The lack of awareness around PA can be life-threatening. Hudson Institute group head, Dr Morag Young showed that aldosterone is more harmful to the heart and blood vessels than just high blood pressure alone. If left undiagnosed, the condition can get worse over time, leaving sufferers more prone to stroke and heart attack at a younger age.
GP referral clinic
In 2016, Dr Yang and Professor Peter Fuller, Hudson Institute Centre Head, established the Endocrine Hypertension Service at Monash Health, where GPs and specialists can refer patients with suspected PA for early diagnosis and targeted treatment to prevent permanent damage.
The clinic was established after Dr Yang streamlined the complex diagnostic tests for PA, leading to a dramatic rise in detection at Monash Health, from three patients per year in 2011 to more than 60 in 2017.

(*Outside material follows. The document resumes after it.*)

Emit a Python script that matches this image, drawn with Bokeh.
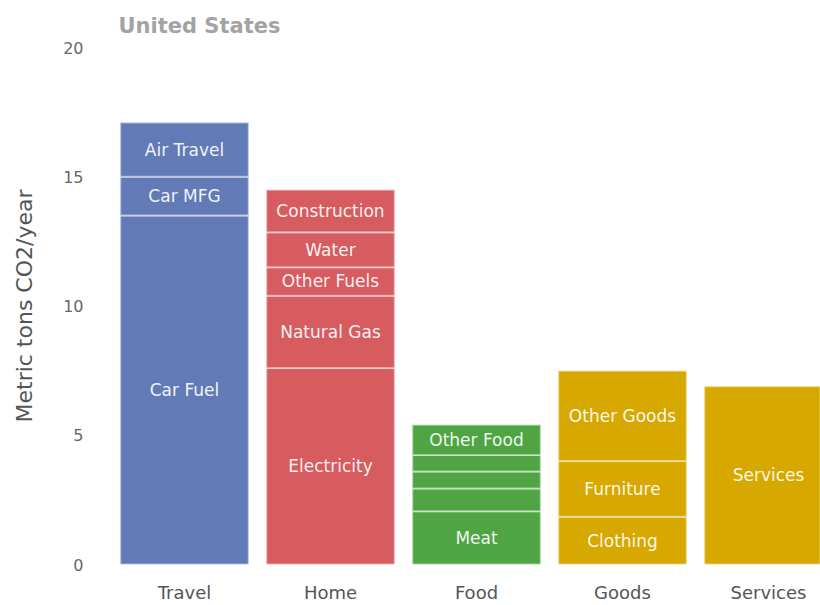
from bokeh.plotting import figure
from bokeh.models import ColumnDataSource, FixedTicker, Range1d
from bokeh.core.properties import value
from bokeh.embed import file_html
from bokeh.resources import INLINE

categories = ["Travel", "Home", "Food", "Goods", "Services"]
cat_colors = ["#627bb6", "#d75c60", "#4fa544", "#d6a800", "#d6a800"]

travel_labels = ["Car Fuel", "Car MFG", "Air Travel"]
travel_values = [13.5, 1.5, 2.1]
home_labels = ["Electricity", "Natural Gas", "Other Fuels", "Water", "Construction"]
home_values = [7.6, 2.8, 1.1, 1.35, 1.65]
food_labels = ["Meat", "", "", "", "Other Food"]
food_values = [2.06, 0.88, 0.66, 0.64, 1.17]
goods_labels = ["Clothing", "Furniture", "Other Goods"]
goods_values = [1.85, 2.15, 3.5]
services_labels = ["Services"]
services_values = [6.9]

y_ticks = [0, 5, 10, 15, 20]

groups = [
    (travel_labels, travel_values),
    (home_labels, home_values),
    (food_labels, food_values),
    (goods_labels, goods_values),
    (services_labels, services_values),
]

xs, bottoms, tops, mids, colors, labels = [], [], [], [], [], []
for i, (labs, vals) in enumerate(groups):
    base = 0.0
    for lab, v in zip(labs, vals):
        xs.append(i)
        bottoms.append(base)
        tops.append(base + v)
        mids.append(base + v / 2)
        colors.append(cat_colors[i])
        labels.append(lab)
        base += v

src = ColumnDataSource(dict(x=xs, bottom=bottoms, top=tops, mid=mids, color=colors, label=labels))

p = figure(width=820, height=605, output_backend="svg", toolbar_location=None,
           x_range=Range1d(-0.5753, 4.3562), y_range=Range1d(0, 20),
           min_border_left=100, min_border_right=0, min_border_top=47, min_border_bottom=39)

p.vbar(x="x", bottom="bottom", top="top", width=0.88, fill_color="color",
       line_color="white", line_alpha=0.45, line_width=2, source=src)
p.text(x="x", y="mid", text="label", source=src, text_align="center", text_baseline="middle",
       text_font=value("DejaVu Sans"), text_font_size="17px", text_color="white", text_alpha=0.93)

p.title.text = "United States"
p.title.text_font = "DejaVu Sans"
p.title.text_font_size = "21px"
p.title.text_font_style = "bold"
p.title.text_color = "#a3a3a3"
p.title.align = "left"
p.title.offset = 18
p.title.standoff = 20

p.outline_line_color = None
p.xgrid.grid_line_color = None
p.ygrid.grid_line_color = None

p.xaxis.ticker = FixedTicker(ticks=list(range(len(categories))))
p.xaxis.major_label_overrides = {i: c for i, c in enumerate(categories)}
p.yaxis.ticker = FixedTicker(ticks=y_ticks)

for ax in (p.xaxis, p.yaxis):
    ax.axis_line_color = None
    ax.major_tick_line_color = None
    ax.minor_tick_line_color = None
    ax.major_tick_out = 0
    ax.major_tick_in = 0
    ax.major_label_text_font = "DejaVu Sans"

p.xaxis.major_label_text_font_size = "18px"
p.xaxis.major_label_text_color = "#555555"
p.xaxis.major_label_standoff = 17

p.yaxis.major_label_text_font_size = "16px"
p.yaxis.major_label_text_color = "#666666"
p.yaxis.major_label_standoff = 17
p.yaxis.axis_label = "Metric tons CO2/year"
p.yaxis.axis_label_text_font = "DejaVu Sans"
p.yaxis.axis_label_text_font_size = "22px"
p.yaxis.axis_label_text_font_style = "normal"
p.yaxis.axis_label_text_color = "#555555"
p.yaxis.axis_label_standoff = 23

open("out.html", "w").write(file_html(p, INLINE))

The next phase is a research study asking GPs to screen hypertensive patients using a simple blood test to find out exactly how common PA is in the community.
“If this simple screening process is found to be cost-effective, it will inform new management guidelines so that more patients with hypertension can benefit from the early detection, treatment and cure of PA,” Dr Yang says.
For nearly eight years, David Dent experienced routine dizzy spells, but he dismissed them as being nothing out of the ordinary.
A friend suggested that David get his blood pressure checked. The advice was timely and ultimately life-saving because David’s blood pressure was dangerously high.
Referred to Dr Yang and the Monash Health service by his GP, David underwent adrenal vein sampling, showing he had PA caused by a tumour in his left adrenal gland. The tumour produced high levels of aldosterone, leading to very high blood pressure.
Within four weeks of diagnosis, David underwent surgery to have the benign tumour removed. Now, eight months on, his life – and his blood pressure – are returning to normal. He now takes just one instead of eight blood pressure tablets per day.
“I don’t take nearly as much medication as I used to. I’ll be glad to be off it.”
“Dr Yang has just been amazing. I’m coming good and my blood pressure’s coming back down to normal,” David says.